Luxemburgo no Chili Peppers, Frusciante no Palmeiras

 

 

Ontem eu disse no Facebook que a Célula Pop não daria a notícia da volta de John Frusciante à titularidade das seis cordas no Red Hot Chili Peppers. Miseravelmente eu cedi à pressão da demanda pelo assunto mas, no meio do processo de capitulação ao sistema, pensei que seria bom alguém desafiar o coro dos contentes, das pessoas que estão animadas como se estivéssemos em 1991. Frusciante no Red Hot Chili Peppers é a mesma coisa que Vanderlei Luxemburgo no Palmeiras. Ambos tiveram glória no passado, perderam o bonde da história e vivem à sombra do mito que criaram. Agora, num movimento de anti-modernidade, voltam às suas posições de outrora, para delírio dos conservadores.

 

Pessoalmente – e este é um texto pessoal – eu nunca fui fã da banda californiana. Claro, achei legais algumas gravações aqui e ali e considero que “One Hot Minute”, disco de 1995, é seu melhor trabalho lançado até hoje, justamente porque eles tentavam ali uma mudança de curso, uma ampliação do espectro funk-rock que lhes havia feito famosos. Com a presença de Dave Navarro, ex-Jane’s Addiction, houve uma alquimia estranha, uma promessa de surgimento de algo novo. Navarro dera um pouco mais de peso e conhecimento de causa para a guitarra, fazendo-a transitar entre os eixos setentista e noventista com desenvoltura. Mas não rolou. John Frusciante, que entrou aos 18 anos na banda, justo para gravar o seu disco de mudança de status, “Mother’s Milk”, de 1989, surfou esta onda de glória.
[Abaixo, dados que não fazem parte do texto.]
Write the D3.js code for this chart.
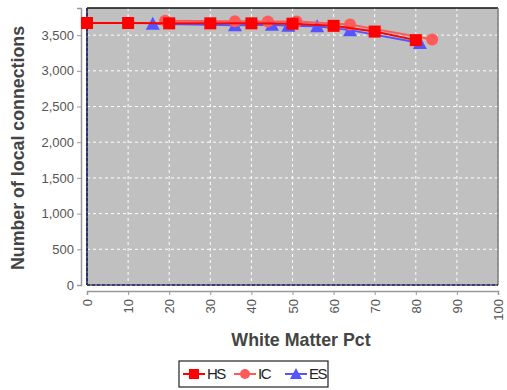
<!DOCTYPE html>
<html><head><meta charset="utf-8">
<script src="https://cdn.jsdelivr.net/npm/d3@7"></script>
<style>body{margin:0;background:#fff}svg{display:block}</style>
</head><body>
<svg id="c" width="507" height="390"></svg>
<script>
const hsX = [0, 10, 20, 30, 40, 50, 60, 70, 80];
const hsY = [3670, 3670, 3665, 3665, 3665, 3660, 3630, 3550, 3430];
const icX = [19, 36, 44, 51, 64, 84];
const icY = [3700, 3695, 3690, 3690, 3650, 3440];
const esX = [16, 36, 45, 49, 56, 64, 81];
const esY = [3660, 3640, 3645, 3630, 3625, 3570, 3390];
const xTicks = [0,10,20,30,40,50,60,70,80,90,100];
const yTicks = [0,500,1000,1500,2000,2500,3000,3500];
const seriesNames = ["HS","IC","ES"];
const seriesColors = ["#ff0000","#ff5a5a","#5555ff"];

const svg = d3.select("#c");
const L=87, R=498, T=8, B=285;
const x = d3.scaleLinear().domain([0,100]).range([L,R]);
const y = d3.scaleLinear().domain([0,3880]).range([B,T]);

svg.append("rect").attr("x",L).attr("y",T).attr("width",R-L).attr("height",B-T).attr("fill","#c0c0c0");
// grid
svg.append("g").selectAll("line").data(xTicks.slice(1)).join("line")
  .attr("x1",d=>x(d)).attr("x2",d=>x(d)).attr("y1",T).attr("y2",B)
  .attr("stroke","#fff").attr("stroke-width",1).attr("stroke-dasharray","3,3");
svg.append("g").selectAll("line").data(yTicks.slice(1)).join("line")
  .attr("x1",L).attr("x2",R).attr("y1",d=>y(d)).attr("y2",d=>y(d))
  .attr("stroke","#fff").attr("stroke-width",1).attr("stroke-dasharray","3,3");
// borders
svg.append("line").attr("x1",L).attr("x2",R).attr("y1",T).attr("y2",T).attr("stroke","#111").attr("stroke-width",1.5);
svg.append("line").attr("x1",R).attr("x2",R).attr("y1",T).attr("y2",B).attr("stroke","#777").attr("stroke-width",1.5);
svg.append("line").attr("x1",L).attr("x2",L).attr("y1",T).attr("y2",B).attr("stroke","#555").attr("stroke-width",2);
svg.append("line").attr("x1",L).attr("x2",L).attr("y1",T).attr("y2",B).attr("stroke","#2a2a8a").attr("stroke-width",2).attr("stroke-dasharray","3,2");
svg.append("line").attr("x1",L).attr("x2",R).attr("y1",B).attr("y2",B).attr("stroke","#555").attr("stroke-width",1.5);
svg.append("line").attr("x1",L).attr("x2",R).attr("y1",B).attr("y2",B).attr("stroke","#2a2a8a").attr("stroke-width",1.5).attr("stroke-dasharray","3,2");

// axes
const fmt = d3.format(",");
const yAx = svg.append("g").attr("transform","translate(81,0)")
  .call(d3.axisLeft(y).tickValues(yTicks).tickFormat(fmt).tickSize(4).tickPadding(3));
const xAx = svg.append("g").attr("transform","translate(0,291)")
  .call(d3.axisBottom(x).tickValues(xTicks).tickSize(4).tickPadding(3));
[yAx,xAx].forEach(g=>{
  g.select(".domain").attr("stroke","#999").attr("stroke-width",1.5);
  g.selectAll(".tick line").attr("stroke","#999");
  g.selectAll("text").attr("fill","#555").attr("font-family","Liberation Sans, Arial, sans-serif").attr("font-size",13);
});
xAx.selectAll("text").attr("transform","rotate(-90)").attr("text-anchor","end")
  .attr("dy","0.35em").attr("x",-8).attr("y",0);

svg.append("text").attr("x",301).attr("y",346).attr("text-anchor","middle")
  .attr("font-family","Liberation Sans, Arial, sans-serif").attr("font-weight","bold")
  .attr("font-size",17.8).attr("fill","#444").text("White Matter Pct");
svg.append("text").attr("transform","translate(24,148) rotate(-90)").attr("text-anchor","middle")
  .attr("font-family","Liberation Sans, Arial, sans-serif").attr("font-weight","bold")
  .attr("font-size",17.8).attr("fill","#444").text("Number of local connections");

const series = [
  {xs:esX, ys:esY, c:seriesColors[2], shape:"tri"},
  {xs:icX, ys:icY, c:seriesColors[1], shape:"circ"},
  {xs:hsX, ys:hsY, c:seriesColors[0], shape:"sq"}
];
const line = d3.line().x(d=>x(d[0])).y(d=>y(d[1]));
function drawMarker(g, shape, c, cx, cy){
  if(shape==="sq") g.append("rect").attr("x",cx-6).attr("y",cy-6).attr("width",12).attr("height",12).attr("fill",c);
  else if(shape==="circ") g.append("circle").attr("cx",cx).attr("cy",cy).attr("r",6).attr("fill",c);
  else g.append("path").attr("d",`M${cx},${cy-7}L${cx+7},${cy+6}L${cx-7},${cy+6}Z`).attr("fill",c);
}
series.forEach(s=>{
  const pts = s.xs.map((v,i)=>[v,s.ys[i]]);
  const g = svg.append("g");
  g.append("path").attr("d",line(pts)).attr("fill","none").attr("stroke",s.c).attr("stroke-width",2);
  pts.forEach(p=>drawMarker(g,s.shape,s.c,x(p[0]),y(p[1])));
});

// legend
const lg = svg.append("g");
lg.append("rect").attr("x",179).attr("y",361).attr("width",149).attr("height",26).attr("fill","#fff").attr("stroke","#222").attr("stroke-width",1.2);
const items=[{n:"HS",c:seriesColors[0],s:"sq",x:183},{n:"IC",c:seriesColors[1],s:"circ",x:234},{n:"ES",c:seriesColors[2],s:"tri",x:285}];
items.forEach(it=>{
  lg.append("line").attr("x1",it.x).attr("x2",it.x+22).attr("y1",374).attr("y2",374).attr("stroke",it.c).attr("stroke-width",2);
  const cx=it.x+11, cy=374;
  if(it.s==="sq") lg.append("rect").attr("x",cx-5).attr("y",cy-5).attr("width",10).attr("height",10).attr("fill",it.c);
  else if(it.s==="circ") lg.append("circle").attr("cx",cx).attr("cy",cy).attr("r",5).attr("fill",it.c);
  else lg.append("path").attr("d",`M${cx},${cy-6}L${cx+6},${cy+5}L${cx-6},${cy+5}Z`).attr("fill",it.c);
  lg.append("text").attr("x",it.x+24).attr("y",379).attr("font-family","Liberation Sans, Arial, sans-serif")
    .attr("font-size",15).attr("letter-spacing",-1.5).attr("fill","#222").text(it.n);
});
</script>
</body></html>
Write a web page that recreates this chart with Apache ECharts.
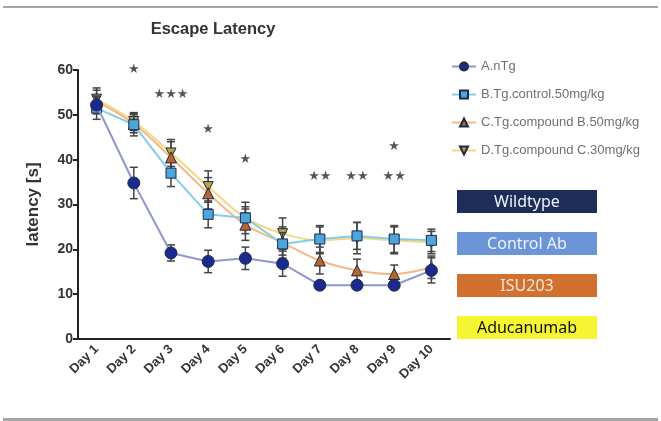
<!DOCTYPE html>
<html>
<head>
<meta charset="utf-8">
<script src="https://cdn.jsdelivr.net/npm/echarts@6/dist/echarts.min.js"></script>
<style>
  html, body { margin: 0; padding: 0; background: #fff; }
  #chart { width: 661px; height: 421px; }
</style>
</head>
<body>
<div id="chart"></div>
<script>
// Morris water maze: escape latency per training day
const days = ['Day 1', 'Day 2', 'Day 3', 'Day 4', 'Day 5', 'Day 6', 'Day 7', 'Day 8', 'Day 9', 'Day 10'];
const yTicks = [0, 10, 20, 30, 40, 50, 60];

const seriesNames = ['A.nTg', 'B.Tg.control.50mg/kg', 'C.Tg.compound B.50mg/kg', 'D.Tg.compound C.30mg/kg'];
const meanA = [52.2, 34.8, 19.2, 17.3, 18.0, 16.8, 12.0, 12.0, 12.0, 15.3];
const meanB = [51.5, 47.8, 37.0, 27.8, 27.0, 21.2, 22.3, 23.0, 22.3, 22.0];
const meanC = [53.0, 48.0, 40.5, 32.5, 25.5, 21.5, 17.5, 15.3, 14.5, 16.0];
const meanD = [53.5, 48.5, 41.5, 34.0, 27.0, 23.5, 22.0, 22.5, 22.0, 21.5];
const semA = [2.0, 3.5, 1.8, 2.5, 2.5, 2.8, 0.8, 0.8, 0.8, 2.8];
const semB = [2.5, 2.5, 3.0, 3.0, 2.5, 2.5, 3.0, 3.0, 3.0, 2.5];
const semC = [2.5, 2.0, 3.5, 3.5, 3.5, 3.5, 3.0, 2.5, 2.0, 2.5];
const semD = [2.5, 2.0, 3.0, 3.5, 3.5, 3.5, 3.0, 3.5, 3.0, 2.5];

// significance marks above the curves
const sigDay = ['Day 2', 'Day 3', 'Day 4', 'Day 5', 'Day 7', 'Day 8', 'Day 9', 'Day 9'];
const sigLevel = [60, 54.4, 46.6, 40.0, 36.2, 36.2, 36.2, 43.0];
const sigText = ['★', '★★★', '★', '★', '★★', '★★', '★★', '★'];

// group key boxes
const groupLabels = ['Wildtype', 'Control Ab', 'ISU203', 'Aducanumab'];

const markerColor = ['#1b2a8c', '#4aa6dc', '#b8642a', '#b9a33a'];
const lineColor = ['#8e98cc', '#86cce8', '#f3b98a', '#f4d882'];
const symbols = ['circle', 'rect', 'triangle', 'triangle'];
const symbolRot = [0, 0, 0, 180];
const symbolSizes = [12, 10, 11, 10];
const means = [meanA, meanB, meanC, meanD];
const sems = [semA, semB, semC, semD];
const zOrder = [8, 7, 6, 5];
const smooth = [false, false, 0.35, 0.35];

const chart = echarts.init(document.getElementById('chart'), null, { renderer: 'canvas' });

const series = [];
means.forEach(function (m, i) {
  series.push({
    name: seriesNames[i],
    type: 'line',
    data: m,
    smooth: smooth[i],
    symbol: symbols[i],
    symbolRotate: symbolRot[i],
    symbolSize: symbolSizes[i],
    z: zOrder[i] + 1,
    lineStyle: { color: lineColor[i], width: 2 },
    itemStyle: { color: markerColor[i], borderColor: '#1f2a4a', borderWidth: 1 },
    emphasis: { disabled: true }
  });
  series.push({
    type: 'custom',
    name: seriesNames[i],
    z: zOrder[i],
    data: m.map(function (v, k) { return [k, v - sems[i][k], v + sems[i][k]]; }),
    renderItem: function (params, api) {
      const x = api.coord([api.value(0), api.value(1)])[0];
      const lo = api.coord([api.value(0), api.value(1)])[1];
      const hi = api.coord([api.value(0), api.value(2)])[1];
      const cap = 4;
      const st = { stroke: '#444', lineWidth: 1.5 };
      return {
        type: 'group',
        children: [
          { type: 'line', shape: { x1: x, y1: lo, x2: x, y2: hi }, style: st },
          { type: 'line', shape: { x1: x - cap, y1: lo, x2: x + cap, y2: lo }, style: st },
          { type: 'line', shape: { x1: x - cap, y1: hi, x2: x + cap, y2: hi }, style: st }
        ]
      };
    },
    encode: { x: 0, y: [1, 2] },
    silent: true
  });
});

series.push({
  type: 'scatter',
  symbolSize: 0,
  silent: true,
  z: 10,
  data: sigDay.map(function (d, i) { return { value: [d, sigLevel[i]], text: sigText[i] }; }),
  label: {
    show: true,
    position: 'inside',
    formatter: function (p) { return p.data.text; },
    color: '#2a2a2a',
    fontSize: 13,
    fontFamily: 'DejaVu Sans'
  }
});

const boxTop = [190, 232, 274, 316];
const boxFill = ['#1d2d57', '#6c95d8', '#d1712f', '#f6f534'];
const boxText = ['#eef2fa', '#eef2fa', '#f6e6d8', '#111'];
const graphics = [
  { type: 'rect', shape: { x: 3, y: 6, width: 655, height: 2 }, style: { fill: '#a5a5a5' }, silent: true },
  { type: 'rect', shape: { x: 3, y: 418, width: 655, height: 4 }, style: { fill: '#a5a5a5' }, silent: true }
];
groupLabels.forEach(function (t, i) {
  graphics.push({
    type: 'group',
    left: 457,
    top: boxTop[i],
    silent: true,
    children: [
      { type: 'rect', shape: { x: 0, y: 0, width: 140, height: 23 }, style: { fill: boxFill[i] } },
      { type: 'text', x: 70, y: 12, style: { text: t, fill: boxText[i], font: '16px "Noto Sans"', align: 'center', verticalAlign: 'middle' } }
    ]
  });
});

chart.setOption({
  animation: false,
  backgroundColor: '#fff',
  title: {
    text: 'Escape Latency',
    left: 208,
    top: 16,
    textAlign: 'center',
    textStyle: { fontFamily: 'Liberation Sans, Arial', fontWeight: 'bold', fontSize: 16.5, color: '#333' }
  },
  legend: {
    orient: 'vertical',
    left: 446,
    top: 55,
    itemWidth: 24,
    itemHeight: 10,
    itemGap: 15,
    data: seriesNames,
    textStyle: { color: '#707070', fontSize: 13, fontFamily: 'Liberation Sans, Arial' },
    selectedMode: false
  },
  grid: { left: 78, right: 211, top: 70, bottom: 82 },
  xAxis: {
    type: 'category',
    data: days,
    boundaryGap: true,
    axisLine: { lineStyle: { color: '#222', width: 2 } },
    axisTick: { alignWithLabel: true, length: 6, lineStyle: { color: '#222', width: 2 } },
    axisLabel: { rotate: 45, color: '#333', fontWeight: 'bold', fontSize: 13, fontFamily: 'Liberation Sans, Arial', margin: 8 }
  },
  yAxis: {
    type: 'value',
    min: yTicks[0],
    max: yTicks[yTicks.length - 1],
    interval: 10,
    name: 'latency [s]',
    nameLocation: 'middle',
    nameGap: 36,
    nameTextStyle: { color: '#333', fontWeight: 'bold', fontSize: 17, fontFamily: 'Liberation Sans, Arial' },
    splitLine: { show: false },
    axisLine: { show: true, lineStyle: { color: '#222', width: 2 } },
    axisTick: { show: true, length: 5, lineStyle: { color: '#222', width: 2 } },
    axisLabel: { color: '#333', fontWeight: 'bold', fontSize: 14, fontFamily: 'Liberation Sans, Arial', margin: 5 }
  },
  graphic: graphics,
  series: series
});
</script>
</body>
</html>
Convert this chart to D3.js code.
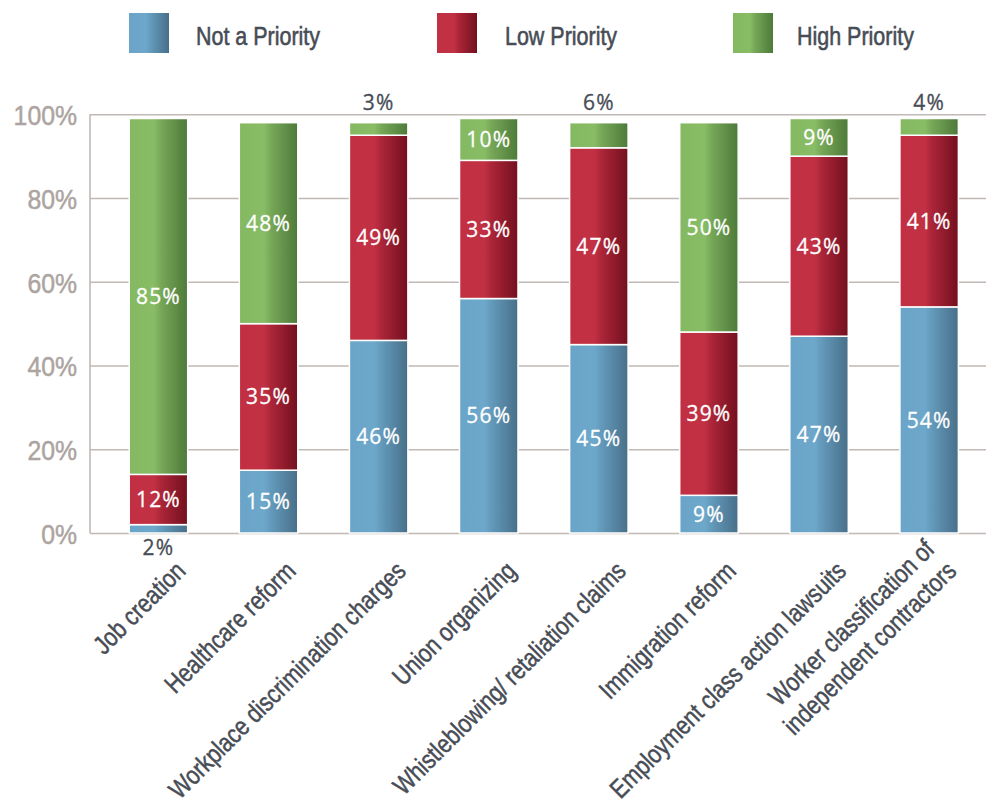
<!DOCTYPE html>
<html>
<head>
<meta charset="utf-8">
<script src="https://cdn.jsdelivr.net/npm/d3@7"></script>
<style>
  html, body { margin: 0; padding: 0; background: #fff; }
  svg { display: block; }
</style>
</head>
<body>
<svg id="chart" width="986" height="802"></svg>
<script>
// Survey priorities by workplace issue (percent of respondents)
const categories = [
  ["Job creation"],
  ["Healthcare reform"],
  ["Workplace discrimination charges"],
  ["Union organizing"],
  ["Whistleblowing/ retaliation claims"],
  ["Immigration reform"],
  ["Employment class action lawsuits"],
  ["Worker classification of", "independent contractors"]
];
const seriesNames = ["Not a Priority", "Low Priority", "High Priority"];
const notPriority  = [2, 15, 46, 56, 45, 9, 47, 54];
const lowPriority  = [12, 35, 49, 33, 47, 39, 43, 41];
const highPriority = [85, 48, 3, 10, 6, 50, 9, 4];
const yTicks = [0, 20, 40, 60, 80, 100];

const seriesValues = [notPriority, lowPriority, highPriority];
const keys = categories.map(c => c.join(" "));

const gradients = [
  { id: "gBlue",  stops: [["0%", "#6aa4c8"], ["42%", "#6da8cb"], ["55%", "#6399ba"], ["100%", "#476f89"]] },
  { id: "gRed",   stops: [["0%", "#c22f43"], ["42%", "#c23143"], ["55%", "#ab2538"], ["100%", "#72101f"]] },
  { id: "gGreen", stops: [["0%", "#84b962"], ["42%", "#88bd66"], ["55%", "#76a757"], ["100%", "#4d7a3a"]] }
];

const svg = d3.select("#chart");
const defs = svg.append("defs");
gradients.forEach(g => {
  const lg = defs.append("linearGradient").attr("id", g.id)
    .attr("x1", "0%").attr("x2", "100%").attr("y1", "0%").attr("y2", "0%");
  g.stops.forEach(s => lg.append("stop").attr("offset", s[0]).attr("stop-color", s[1]));
});

const axisColor = "#c0b9b5";
const darkText = "#474c55";
// Condensed look: Arial-metric face squeezed horizontally
const sans = "'Liberation Sans', Arial, sans-serif";

const plotLeft = 90, plotRight = 986;
const x = d3.scaleBand().domain(keys).range([103.4, 984.2])
  .paddingInner(0.469).paddingOuter(0.2345);
const y = d3.scaleLinear().domain([0, 100]).range([533, 114.3]);

// Y axis with full-width gridlines
const yAxis = svg.append("g")
  .attr("transform", `translate(${plotLeft},0)`)
  .call(d3.axisLeft(y).tickValues(yTicks).tickSize(-(plotRight - plotLeft))
    .tickPadding(13).tickFormat(d => d + "%"));
yAxis.select(".domain").attr("stroke", axisColor).attr("stroke-width", 1.6)
  .attr("d", `M0,${y(100)}V${y(0)}`);
yAxis.selectAll(".tick line").attr("stroke", axisColor).attr("stroke-width", 1.6);
yAxis.selectAll(".tick text")
  .attr("x", 0)
  .attr("transform", "translate(-13,0) scale(0.87,1)")
  .attr("fill", "#aca4a0").attr("stroke", "#aca4a0").attr("stroke-width", 0.5)
  .style("font-family", sans)
  .style("font-size", "28.5px")
  .attr("dy", "0.36em");

// Stacked bars
const rows = keys.map((k, i) => {
  const r = { key: k };
  seriesNames.forEach((s, j) => r[s] = seriesValues[j][i]);
  return r;
});
const stacked = d3.stack().keys(seriesNames)(rows);

const layers = svg.append("g").selectAll("g").data(stacked).join("g")
  .attr("fill", (d, i) => `url(#${gradients[i].id})`);
layers.selectAll("rect").data(d => d).join("rect")
  .attr("x", d => x(d.data.key))
  .attr("width", x.bandwidth())
  .attr("y", d => y(d[1]))
  .attr("height", d => y(d[0]) - y(d[1]))
  .attr("stroke", "#fff")
  .attr("stroke-width", 1.5);

// Value labels
const labelFont = "'Open Sans', 'Noto Sans', sans-serif";
const labels = svg.append("g").style("font-family", labelFont).style("font-size", "21px")
  .attr("text-anchor", "middle");
stacked.forEach((layer, si) => {
  layer.forEach(d => {
    const v = d[1] - d[0];
    const cx = x(d.data.key) + x.bandwidth() / 2;
    let cy, fill = "#fff";
    if (v < 7) {
      fill = darkText;
      cy = si === 0 ? y(0) + 14 : y(100) - 12;
    } else {
      cy = (y(d[0]) + y(d[1])) / 2;
    }
    labels.append("text")
      .attr("x", cx).attr("y", cy).attr("dy", "0.36em")
      .attr("fill", fill).attr("stroke", fill).attr("stroke-width", 0.3)
      .style("letter-spacing", "1.2px")
      .text(v + "%");
  });
});

// Category labels, rotated; extra lines stack above the last one
const catSize = 26, lh = 31;
const catG = svg.append("g").style("font-family", sans).style("font-size", catSize + "px")
  .attr("fill", darkText).attr("stroke", darkText).attr("stroke-width", 0.5)
  .attr("text-anchor", "end");
categories.forEach((lines, i) => {
  const cx = x(keys[i]) + x.bandwidth() / 2;
  const t = catG.append("text")
    .attr("transform", `translate(${cx + 22},${566}) rotate(-45) scale(0.83,1)`);
  lines.forEach((ln, j) => {
    t.append("tspan").attr("x", 0)
      .attr("y", (j - (lines.length - 1)) * lh)
      .attr("dy", "0.36em")
      .text(ln);
  });
});

// Legend
const legendItems = [
  { sx: 129, tx: 196 },
  { sx: 437, tx: 505 },
  { sx: 733, tx: 797 }
];
const legend = svg.append("g");
legendItems.forEach((p, i) => {
  legend.append("rect")
    .attr("x", p.sx).attr("y", 13).attr("width", 40).attr("height", 40)
    .attr("fill", `url(#${gradients[i].id})`);
  legend.append("text")
    .attr("transform", `translate(${p.tx},45) scale(0.81,1)`)
    .attr("fill", darkText).attr("stroke", darkText).attr("stroke-width", 0.6)
    .style("font-family", sans)
    .style("font-size", "26.5px")
    .text(seriesNames[i]);
});
</script>
</body>
</html>
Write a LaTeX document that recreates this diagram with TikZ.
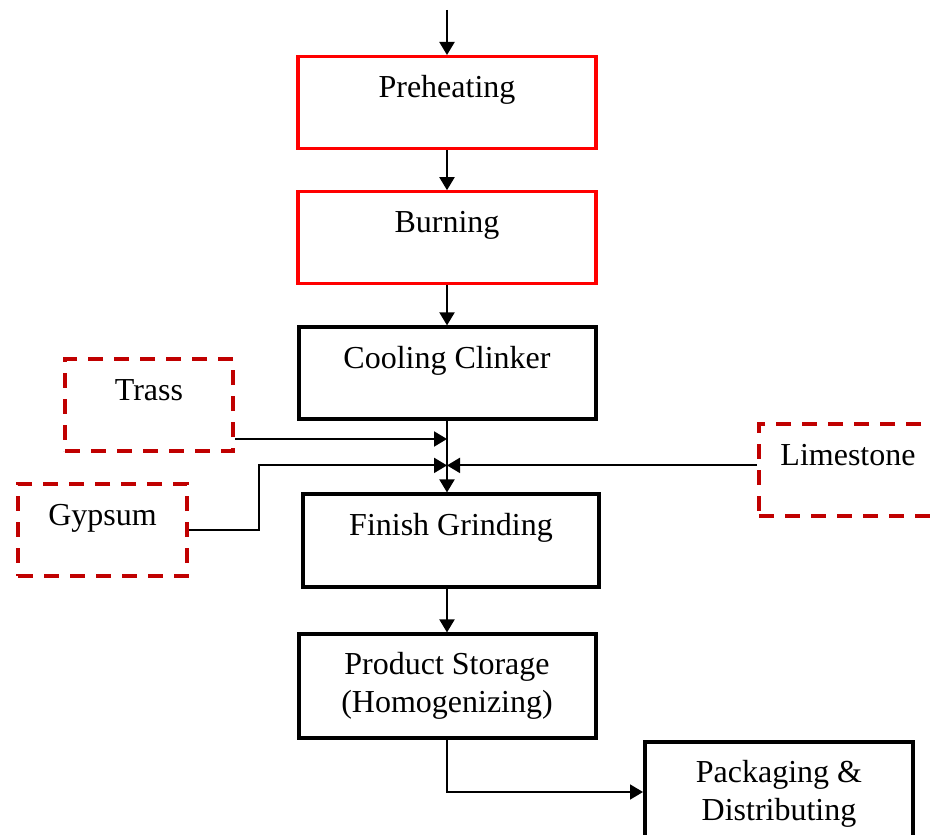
\documentclass[tikz,border=0pt]{standalone}
\usepackage{fontspec}
\setmainfont{Liberation Serif}
\usetikzlibrary{arrows.meta,positioning}
\definecolor{darkred}{HTML}{C00000}
\begin{document}
\begin{tikzpicture}[
  x=0.5pt, y=-0.5pt,
  stage/.style={rectangle, draw, line width=2pt, minimum width=148.5pt, inner xsep=0pt, inner ysep=0pt,
    text height=20.5pt, text depth=25.5pt, align=center},
  heat/.style={stage, draw=red, line width=1.6pt, minimum width=149pt},
  additive/.style={stage, draw=darkred, dash pattern=on 7.5pt off 5.5pt, minimum width=84pt},
  flow/.style={-{Triangle[length=6.5pt,width=7.5pt]}, line width=1pt},
  font=\fontsize{16}{19}\selectfont
]
\useasboundingbox (0,0) rectangle (930,834);

% kiln line
\node[heat, anchor=north] (preheat) at (447,55) {Preheating};
\node[heat, below=20pt of preheat] (burn) {Burning};
\node[stage, below=20pt of burn] (cool) {Cooling Clinker};
\node[stage, below=35.5pt of cool, xshift=2pt, minimum width=148pt, text depth=26pt] (grind) {Finish Grinding};
\node[stage, below=21.5pt of grind, xshift=-2pt, text height=39pt, text depth=13pt] (storage) {Product Storage\\(Homogenizing)};
\node[stage, anchor=north, minimum width=134pt, text height=39pt, text depth=11pt] (pack) at (779,740) {Packaging \&\\Distributing};

% additives
\node[additive, anchor=north] (trass) at (149,357) {Trass};
\node[additive, anchor=north, minimum width=84.5pt] (gypsum) at (102.5,482) {Gypsum};
\node[additive, anchor=north, minimum width=89pt] (limestone) at (848,422) {Limestone};

\coordinate (feed) at ([yshift=22.5pt]preheat.north);
\coordinate (mix) at ([yshift=-22pt]cool.south);
\coordinate (trassout) at ([yshift=7pt]trass.south east);

\draw[flow] (feed) -- (preheat);
\draw[flow] (preheat) -- (burn);
\draw[flow] (burn) -- (cool);
\draw[flow] (cool) -- (cool |- grind.north);
\draw[flow] (grind.south -| storage) -- (storage);
\draw[flow] (trassout) -- (trassout -| cool.south);
\draw[flow] (gypsum.east) -- ++(35pt,0) |- (mix);
\draw[flow] (limestone.west |- mix) -- (mix);
\draw[flow, line width=0.8pt] (storage.south) |- (pack.west);
\end{tikzpicture}
\end{document}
Era ele que estava lá quando o grupo surgiu na MTV mundial com a cover de “Higher Ground” e, dois anos depois, quando arrombou a banca, fazendo frente ao grunge com seu quarto álbum, “Blood Sugar Sex Magic”, que rendeu uma fornada de hits aos Chili Peppers.

 

Desentendimentos internos e problemas com drogas afastaram John do grupo, justo quando Navarro entrou em campo para gravar “One Hot Minute”, mas novas brigas e quiprocós o tiraram de cena, muito porque Frusciante decidira voltar (recuperado, com a ajuda dos outros integrantes, especialmente o vocalista Antony Kiedis) e participar da concepção e gravação de outro monstro de hits, o álbum “Californication”, de 1998. Este trabalho marca a tal mudança de parâmetro que o anterior parecia acenar, mas se o disco de 1995, com Navarro, apontava para um caminho de novas experiências sonoras, o que se ouviu em 1999 foi uma espécie de bundamolização do som da banda. As guitarras de Frusciante nas participações anteriores, capazes de mesclar peso e suíngue chacundun funkeiro, encarnou um miado rock que soou como uma espécie de encolhimento das possibilidades das canções. Coisas como “Scar Tissue”, “Otherside” e a faixa-título, vieram mostrar uma “nova banda”, mais afeita aos padrões pop, o que se traduziu pelo enorme sucesso de público.

 

Com Frusciante à frente, os Chili Peppers se mantiveram ativos, porém nunca mais emplacaram um grande disco. A sonoridade domesticada, que intercalava hits à meia-bomba e viagens instrumentais frusciantes, moldaram a identidade do grupo. Sem mais aviso, John novamente deixou o grupo em 2009, colocando em seu lugar o amigo Josh Klinghoffer. Agora, dez anos depois, ele volta. Haja saco.

 

Os fãs anseiam pela reedição daquele 1999, que ocorreu HÁ VINTE ANOS. Outros, mais informados, porém, não menos iludidos, querem a reedição daquele 1991, que já está VINTE E OITO ANOS NO PASSADO. Já deveriam saber que Frusciante é, como se dizia no Rio da época, “pipa avoada”, ou seja, é instável e estranho. Ele acrescenta um potencial experimental ao Red Hot, mas que nunca chegou a ser aproveitado favoravelmente. Os shows do grupo tornaram-se grandes, enormes sessões de piadas internas, execuções cansadas dos hits e se justificam mais como um exercício de nostalgia do que qualquer outra coisa. Agora, com o retorno de John, esta tendência só aumenta. Enquanto isso, o último disco lançado pelo grupo, o bom “The Getaway”, segue quase ignorado pelos fãs mais tradicionalistas do grupo.

 

Segundo informações da imprensa americana, o grupo está em fase inicial de produção do próximo disco. Há quem espere essas reedições do passado mencionadas acima. Se alguma faixa tiver a surpreendente força de “Go Robot”, do último trabalho, já terá valido a pena. No mais, Frusciante é aquele sujeito que parece em busca de um “pojeto pofixional” nos Chili Peppers. Exatamente como Vanderlei Luxemburgo no Palmeiras. Poderiam inverter as posições e colocar o velho Luxa nas seis cordas. Eu iria ao show.

CEL

Carlos Eduardo Lima (CEL) é doutorando em História Social, jornalista especializado em cultura pop e editor-chefe da Célula Pop. Como crítico musical há mais de 20 anos, já trabalhou para o site Monkeybuzz e as revistas Rolling Stone Brasil e Rock Press. Acha que o mundo acabou no início dos anos 90, mas agora sabe que poucos e bons notaram. Ainda acredita que cacetadas da vida são essenciais para a produção da arte.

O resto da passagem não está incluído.